In light of our findings, the explanation of the higher EP mortality ratio in African Americans is intriguing. As we demonstrated, a unique hCG pattern in African Americans with EP marked by increased inflection point rate may exist, contributing to delayed diagnosis and, thus, enhancing EP rupture risk. There is very little available literature demonstrating differences in hCG curves by race, whether at one point in time or changes over time. Two groups have reported that hCG values may be higher among African Americans in the first trimester than white patients (19
), and this is an area for future research. The substantiation of our observation by larger studies is mandatory before definite conclusions are drawn.

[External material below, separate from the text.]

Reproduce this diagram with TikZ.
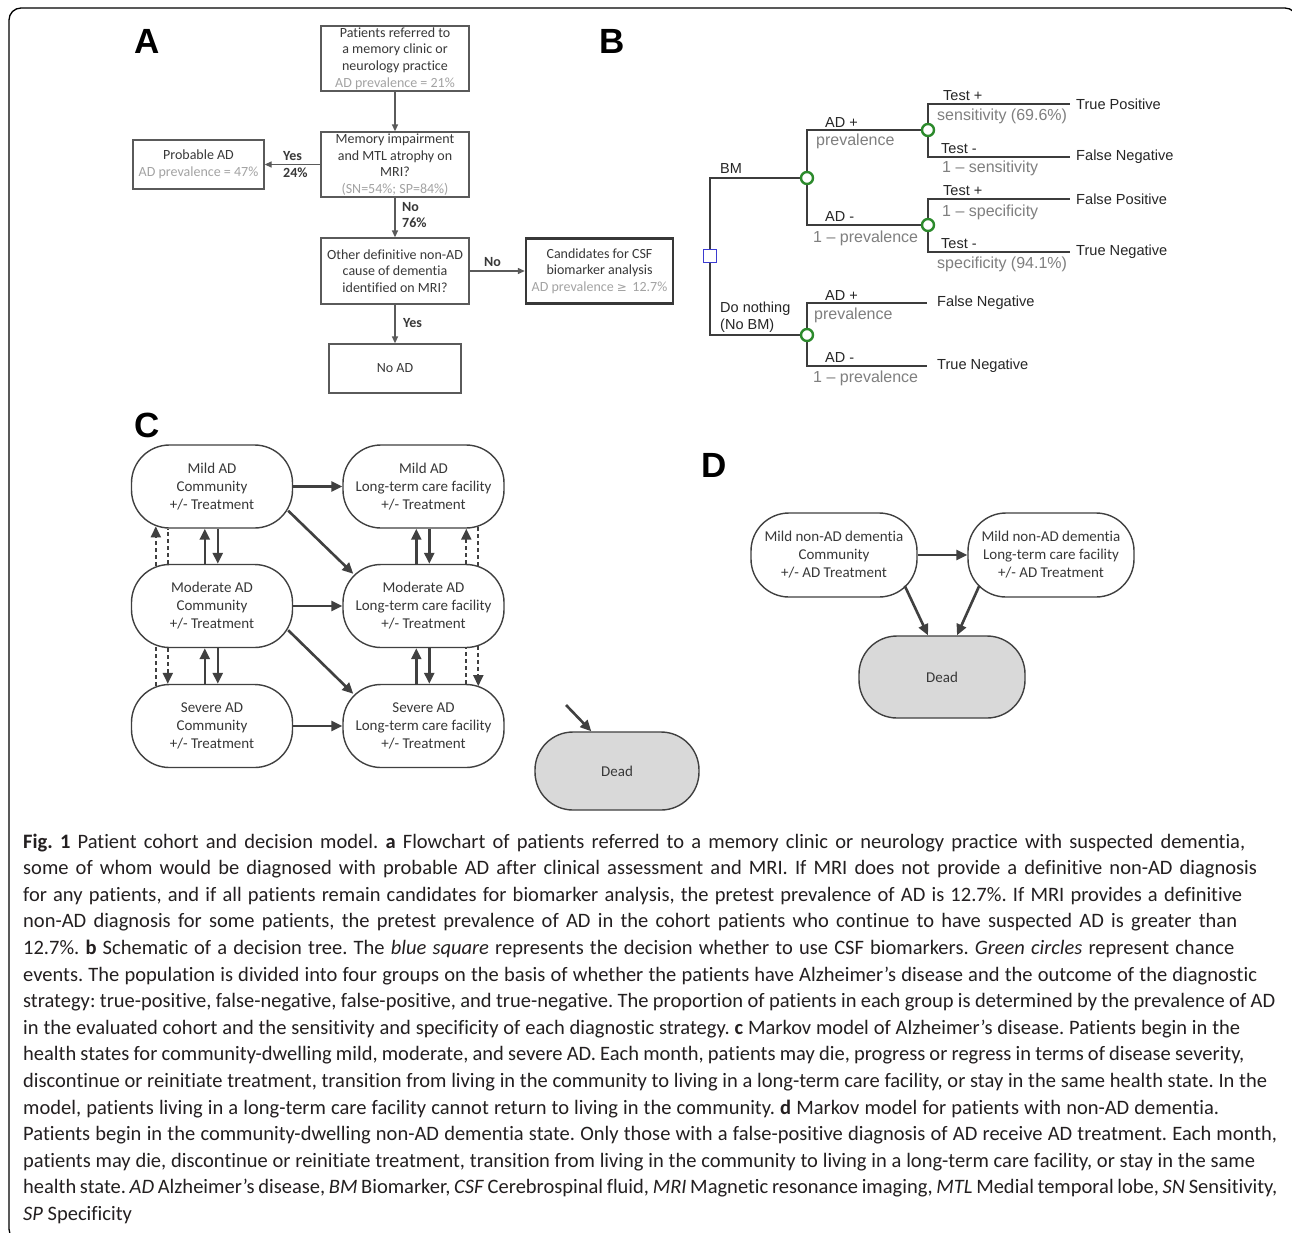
\documentclass[tikz,border=0pt]{standalone}
\usepackage{fontspec}
\setmainfont{Carlito}[Ligatures={TeX,NoCommon}]
\newfontfamily\arialf{Liberation Sans}
\newfontfamily\symf{DejaVu Sans}
\usetikzlibrary{arrows.meta,calc}
\pgfdeclarelayer{background}
\pgfsetlayers{background,main}
\definecolor{atext}{HTML}{383838}
\definecolor{alight}{HTML}{A3A3A3}
\definecolor{aline}{HTML}{5A5A5A}
\definecolor{blinec}{HTML}{3C3C3C}
\definecolor{bgray}{HTML}{7F7F7F}
\definecolor{chgreen}{HTML}{2C8A2C}
\definecolor{dcblue}{HTML}{3B3BD0}
\definecolor{clinec}{HTML}{404040}
\definecolor{deadfill}{HTML}{D9D9D9}
\definecolor{captext}{HTML}{231F20}
\tikzset{
 abox/.style={draw=aline, line width=1.3pt, fill=white, text=atext, align=center, inner sep=0pt, font=\fontsize{14}{16.7}\selectfont},
 aarrow/.style={draw=aline, line width=1.3pt, -{Triangle[length=7pt,width=6pt]}},
 alab/.style={font=\bfseries\fontsize{14}{16.7}\selectfont, text=atext, inner sep=0pt, anchor=west},
 plabel/.style={font=\arialf\bfseries\fontsize{35}{35}\selectfont, inner sep=0pt, text=black},
 bln/.style={draw=blinec, line width=2pt},
 chance/.style={circle, draw=chgreen, line width=2.4pt, fill=white, minimum size=12pt, inner sep=0pt},
 decis/.style={rectangle, draw=dcblue, line width=1.5pt, fill=white, minimum size=13pt, inner sep=0pt},
 bk/.style={font=\arialf\fontsize{14.5}{16}\selectfont, text=black!85, inner sep=0pt, anchor=base west},
 bg/.style={font=\arialf\fontsize{16}{18}\selectfont, text=bgray, inner sep=0pt, anchor=base west},
 bout/.style={font=\arialf\fontsize{14.6}{16}\selectfont, text=black!85, inner ysep=0pt, anchor=west},
 cnode/.style={draw=clinec, line width=1.4pt, fill=white, rounded corners=38pt, minimum width=161pt, minimum height=83pt, align=center, inner sep=0pt, text=atext, font=\fontsize{15}{18}\selectfont},
 deadnode/.style={cnode, fill=deadfill},
 carr/.style={draw=clinec, line width=2.6pt, -{Triangle[length=11pt,width=10pt]}},
 cdash/.style={draw=clinec, line width=2pt, dash pattern=on 4pt off 3pt},
 cdarr/.style={cdash, -{Triangle[length=11pt,width=10pt]}},
 capl/.style={anchor=base west, inner sep=0pt, font=\fontsize{20.5}{26}\selectfont\frenchspacing, text=captext},
}
\begin{document}
\begin{tikzpicture}[x=1pt,y=-1pt]
\useasboundingbox (0,0) rectangle (1292,1232);
\clip (0,0) rectangle (1292,1232);
\begin{pgfonlayer}{background}
\fill[white] (0,0) rectangle (1292,1232);
\end{pgfonlayer}
\draw[line width=1.3pt, rounded corners=12pt] (9,8) rectangle (1297,1241);

% ---------------- Panel A ----------------
\node[plabel] (lA) at (147,41) {A};
\node[abox, minimum width=148pt, minimum height=65pt] (a1) at (395,58.5) {Patients referred to\\a memory clinic or\\neurology practice\\\textcolor{alight}{AD prevalence = 21\%}};
\node[abox, minimum width=148pt, minimum height=65pt] (a2) at (395,164.5) {Memory impairment\\and MTL atrophy on\\MRI?\\\textcolor{alight}{(SN=54\%; SP=84\%)}};
\node[abox, minimum width=131pt, minimum height=49pt] (ap) at (198.5,164.5) {Probable AD\\\textcolor{alight}{AD prevalence = 47\%}};
\node[abox, minimum width=148pt, minimum height=66pt] (a3) at (395,271) {Other definitive non-AD\\cause of dementia\\identified on MRI?};
\node[abox, line width=2.4pt, draw=atext, minimum width=147pt, minimum height=65pt] (ac) at (599.5,271) {Candidates for CSF\\biomarker analysis\\\textcolor{alight}{AD prevalence {\symf\fontsize{12}{14}\selectfont ≥}\, 12.7\%}};
\node[abox, minimum width=132pt, minimum height=49pt] (an) at (395,368.5) {No AD};
\draw[aarrow] (a1) -- (a2);
\draw[aarrow] (a2) -- (ap);
\draw[aarrow] (a2) -- (a3);
\draw[aarrow] (a3) -- (ac);
\draw[aarrow] (a3) -- (an);
\node[alab] (ly1) at (283,156) {Yes};
\node[alab] (ly2) at (283,173) {24\%};
\node[alab] (ln1) at (402,207) {No};
\node[alab] (ln2) at (402,223) {76\%};
\node[alab] (ln3) at (484,262) {No};
\node[alab] (ly3) at (403,323) {Yes};

% ---------------- Panel B ----------------
\node[plabel] (lB) at (612,41) {B};
\node[decis] (sq) at (710,256) {};
\node[chance] (c1) at (807,178) {};
\node[chance] (c2) at (928,130) {};
\node[chance] (c3) at (928,225) {};
\node[chance] (c4) at (807,335) {};
\node[bout, inner xsep=6pt] (o1) at (1070,104) {True Positive};
\node[bout, inner xsep=6pt] (o2) at (1070,157) {False Negative};
\node[bout, inner xsep=6pt] (o3) at (1070,199) {False Positive};
\node[bout, inner xsep=6pt] (o4) at (1070,252) {True Negative};
\node[bout, inner xsep=10pt] (o5) at (927,303) {False Negative};
\node[bout, inner xsep=10pt] (o6) at (927,366) {True Negative};
\begin{pgfonlayer}{background}
\draw[bln] (sq.center) |- (c1.center);
\draw[bln] (sq.center) |- (c4.center);
\draw[bln] (c1.center) |- (c2.center);
\draw[bln] (c1.center) |- (c3.center);
\draw[bln] (c2.center) |- (o1.west);
\draw[bln] (c2.center) |- (o2.west);
\draw[bln] (c3.center) |- (o3.west);
\draw[bln] (c3.center) |- (o4.west);
\draw[bln] (c4.center) |- (o5.west);
\draw[bln] (c4.center) |- (o6.west);
\end{pgfonlayer}
\node[bk] (tbm) at (720,173) {BM};
\node[bk] (tadp1) at (825,127) {AD +};
\node[bg] (tpr1) at (816,145) {prevalence};
\node[bk] (tadm1) at (825,221) {AD -};
\node[bg] (tpr2) at (813,242) {1 – prevalence};
\node[bk] (tt1) at (943,100) {Test +};
\node[bg] (ts1) at (937,120) {sensitivity (69.6\%)};
\node[bk] (tt2) at (941,153) {Test -};
\node[bg] (ts2) at (942,172) {1 – sensitivity};
\node[bk] (tt3) at (943,195) {Test +};
\node[bg] (ts3) at (942,216) {1 – specificity};
\node[bk] (tt4) at (941,248) {Test -};
\node[bg] (ts4) at (937,268) {specificity (94.1\%)};
\node[bk] (tdn1) at (720,312) {Do nothing};
\node[bk] (tdn2) at (720,329) {(No BM)};
\node[bk] (tadp2) at (825,300) {AD +};
\node[bg] (tpr3) at (814,319) {prevalence};
\node[bk] (tadm2) at (825,362) {AD -};
\node[bg] (tpr4) at (813,382) {1 – prevalence};

% ---------------- Panel C ----------------
\node[plabel] (lC) at (147,425) {C};
\node[cnode] (c11) at (212,486.5) {Mild AD\\Community\\+/- Treatment};
\node[cnode] (c12) at (423.5,486.5) {Mild AD\\Long-term care facility\\+/- Treatment};
\node[cnode] (c21) at (212,606) {Moderate AD\\Community\\+/- Treatment};
\node[cnode] (c22) at (423.5,606) {Moderate AD\\Long-term care facility\\+/- Treatment};
\node[cnode] (c31) at (212,726) {Severe AD\\Community\\+/- Treatment};
\node[cnode] (c32) at (423.5,726) {Severe AD\\Long-term care facility\\+/- Treatment};
\node[deadnode, minimum width=164pt, minimum height=78pt] (cdd) at (617,771) {Dead};
\draw[carr] (c11) -- (c12);
\draw[carr] (c21) -- (c22);
\draw[carr] (c31) -- (c32);
\draw[carr] ($(c11.south east)+(-5,-18)$) -- ($(c22.north west)+(11,10)$);
\draw[carr] ($(c21.south east)+(-5,-18)$) -- ($(c32.north west)+(11,10)$);
% left column, rows 1-2
\draw[cdarr] ($(c21.north west)+(25,2.3)$) -- ($(c11.south west)+(25,-2.3)$);
\draw[cdash] ($(c21.north west)+(37,0)$) -- ($(c11.south west)+(37,0)$);
\draw[carr] ($(c21.north west)+(74,0)$) -- ($(c11.south west)+(74,0)$);
\draw[carr] ($(c11.south west)+(87,0)$) -- ($(c21.north west)+(87,0)$);
% left column, rows 2-3
\draw[cdash] ($(c31.north west)+(25,2.3)$) -- ($(c21.south west)+(25,-2.3)$);
\draw[cdarr] ($(c21.south west)+(37,0)$) -- ($(c31.north west)+(37,0)$);
\draw[carr] ($(c31.north west)+(74,0)$) -- ($(c21.south west)+(74,0)$);
\draw[carr] ($(c21.south west)+(87,0)$) -- ($(c31.north west)+(87,0)$);
% right column, rows 1-2
\draw[carr] ($(c22.north west)+(74,0)$) -- ($(c12.south west)+(74,0)$);
\draw[carr] ($(c12.south west)+(87,0)$) -- ($(c22.north west)+(87,0)$);
\draw[cdarr] ($(c22.north west)+(124,0)$) -- ($(c12.south west)+(124,0)$);
\draw[cdash] ($(c22.north west)+(136,2.3)$) -- ($(c12.south west)+(136,-2.3)$);
% right column, rows 2-3
\draw[carr] ($(c32.north west)+(74,0)$) -- ($(c22.south west)+(74,0)$);
\draw[carr] ($(c22.south west)+(87,0)$) -- ($(c32.north west)+(87,0)$);
\draw[cdash] ($(c32.north west)+(124,0)$) -- ($(c22.south west)+(124,0)$);
\draw[cdarr] ($(c22.south west)+(136,-2.3)$) -- ($(c32.north west)+(136,2.3)$);
\coordinate (cdin) at (566,705);
\draw[carr] (cdin) -- ($(cdd.north west)+(57,0)$);

% ---------------- Panel D ----------------
\node[plabel] (lD) at (714,465) {D};
\node[cnode, minimum width=166pt, minimum height=84pt] (d1) at (834,555) {Mild non-AD dementia\\Community\\+/- AD Treatment};
\node[cnode, minimum width=166pt, minimum height=84pt] (d2) at (1051,555) {Mild non-AD dementia\\Long-term care facility\\+/- AD Treatment};
\node[deadnode, minimum width=166pt, minimum height=82pt] (dd) at (942,677) {Dead};
\draw[carr] (d1) -- (d2);
\draw[carr] ($(d1.south east)+(-13,-12)$) -- ($(dd.north)+(-14,0)$);
\draw[carr] ($(d2.south west)+(12,-12)$) -- ($(dd.north)+(15,0)$);

% ---------------- Caption ----------------
\node[capl] (l1) at (23,848) {\makebox[1222pt][s]{\textbf{Fig. 1} Patient cohort and decision model. \textbf{a} Flowchart of patients referred to a memory clinic or neurology practice with suspected dementia,}};
\node[capl] (l2) at (23,874.6) {\makebox[1234pt][s]{some of whom would be diagnosed with probable AD after clinical assessment and MRI. If MRI does not provide a definitive non-AD diagnosis}};
\node[capl] (l3) at (23,901.2) {\makebox[1219pt][s]{for any patients, and if all patients remain candidates for biomarker analysis, the pretest prevalence of AD is 12.7\%. If MRI provides a definitive}};
\node[capl] (l4) at (23,927.8) {\makebox[1214pt][s]{non-AD diagnosis for some patients, the pretest prevalence of AD in the cohort patients who continue to have suspected AD is greater than}};
\node[capl] (l5) at (23,954.4) {\makebox[1211pt][s]{12.7\%. \textbf{b} Schematic of a decision tree. The \textit{blue square} represents the decision whether to use CSF biomarkers. \textit{Green circles} represent chance}};
\node[capl] (l6) at (23,981) {\makebox[1234pt][s]{events. The population is divided into four groups on the basis of whether the patients have Alzheimer’s disease and the outcome of the diagnostic}};
\node[capl] (l7) at (23,1007.6) {\makebox[1252pt][s]{strategy: true-positive, false-negative, false-positive, and true-negative. The proportion of patients in each group is determined by the prevalence of AD}};
\node[capl] (l8) at (23,1034.2) {\makebox[1217pt][s]{in the evaluated cohort and the sensitivity and specificity of each diagnostic strategy. \textbf{c} Markov model of Alzheimer’s disease. Patients begin in the}};
\node[capl] (l9) at (23,1060.8) {\makebox[1221pt][s]{health states for community-dwelling mild, moderate, and severe AD. Each month, patients may die, progress or regress in terms of disease severity,}};
\node[capl] (l10) at (23,1087.4) {\makebox[1244pt][s]{discontinue or reinitiate treatment, transition from living in the community to living in a long-term care facility, or stay in the same health state. In the}};
\node[capl] (l11) at (23,1114) {\makebox[1196pt][s]{model, patients living in a long-term care facility cannot return to living in the community. \textbf{d} Markov model for patients with non-AD dementia.}};
\node[capl] (l12) at (23,1140.6) {\makebox[1254pt][s]{Patients begin in the community-dwelling non-AD dementia state. Only those with a false-positive diagnosis of AD receive AD treatment. Each month,}};
\node[capl] (l13) at (23,1167.2) {\makebox[1232pt][s]{patients may die, discontinue or reinitiate treatment, transition from living in the community to living in a long-term care facility, or stay in the same}};
\node[capl] (l14) at (23,1193.8) {\makebox[1254pt][s]{health state. \textit{AD} Alzheimer’s disease, \textit{BM} Biomarker, \textit{CSF} Cerebrospinal fluid, \textit{MRI} Magnetic resonance imaging, \textit{MTL} Medial temporal lobe, \textit{SN} Sensitivity,}};
\node[capl] (l15) at (23,1220.4) {\textit{SP} Specificity};
\end{tikzpicture}
\end{document}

In summary, these data confirm that no one unique pattern in hCG curves can be derived from EPs. Although the rate of change can often be used to distinguish an EP from an IUP or an SAB, EP may mimic both diagnoses in at least 27% of cases. The presence of inflection points is highly predictive of an EP but was associated with a delay in diagnosis with a greater percentage of rupture. The sole use of hCG surveillance to recognize or to rule out an EP raises major concerns about its safety and efficacy and should be avoided. Particular diligence is needed in patients with inflection points in their curves, especially the African American population.